Our God is a God who seeks to protect the vulnerable, humble the self-righteous, and hold everyone accountable with both justice and mercy. In Jesus’s words while on earth, he elevated the moral law while also sowing his grace farther and wider than ever before. And for all those in need of this grace—Publican and Pharisee alike—there it is on the cross, arms outstretched to all, for all, forever.


[i] Berkley Center, “Poison or Cure? Religious Belief in the Modern World (with Christopher Hitchens and Alister McGrath),” YouTube Video, 1:39:57, July 22, 2013, https://www.youtube.com/watch?v=Xc0kbM4tBYE.

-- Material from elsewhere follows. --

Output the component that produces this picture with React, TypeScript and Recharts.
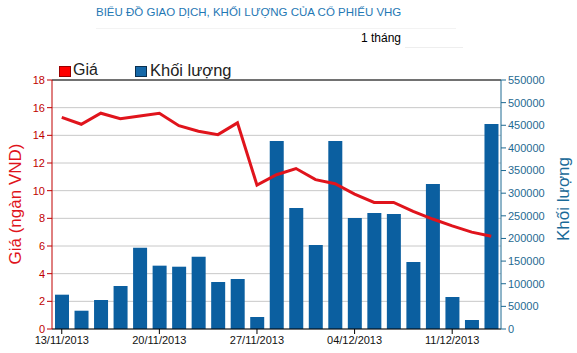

[ii] New Testament scholar Craig A. Evans writes about the famous “widow’s mite” narrative in Mark 12. Mark frontloads the narrative with Jesus’s charge against the scribes “who devour widows’ houses” and “will receive the greater condemnation.” When Jesus comments on the widow who gave “out of her poverty,” Evans writes that Jesus’s words are not necessarily a word of praise for the widow, as it is often understood. “This is no word of praise; it is a lament. Instead of being assisted by the temple establishment, as the Law of Moses commands, the poor widow has been exploited by the temple establishment and reduced to abject poverty.” Craig A. Evans, “Social Justice or Personal Righteousness? What Jesus Has to Say in Matthew and Mark,” in The Bible and Social Justice: Old Testament and New Testament Charges for the Church’s Urgent Call, ed. Cynthia Long Westfall and Bryan R. Dyer (Eugene, OR: Pickwick Publications, 2015), 90.

[iii] Martin Luther cited in Timothy George, Theology of the Reformers (Nashville, TN: B&H Academic, 2013), 105.

[iv] C. S. Lewis, Mere Christianity in The Complete C. S. Lewis Signature Classics, (New York: HarperOne, 2002),80.

[v] Dietrich Bonhoeffer, “My Spirit Rejoices,” in Isabel Best, ed., The Collected Sermons of Dietrich Bonhoeffer (Minneapolis, MN: Fortress Press, 2012), 117-118.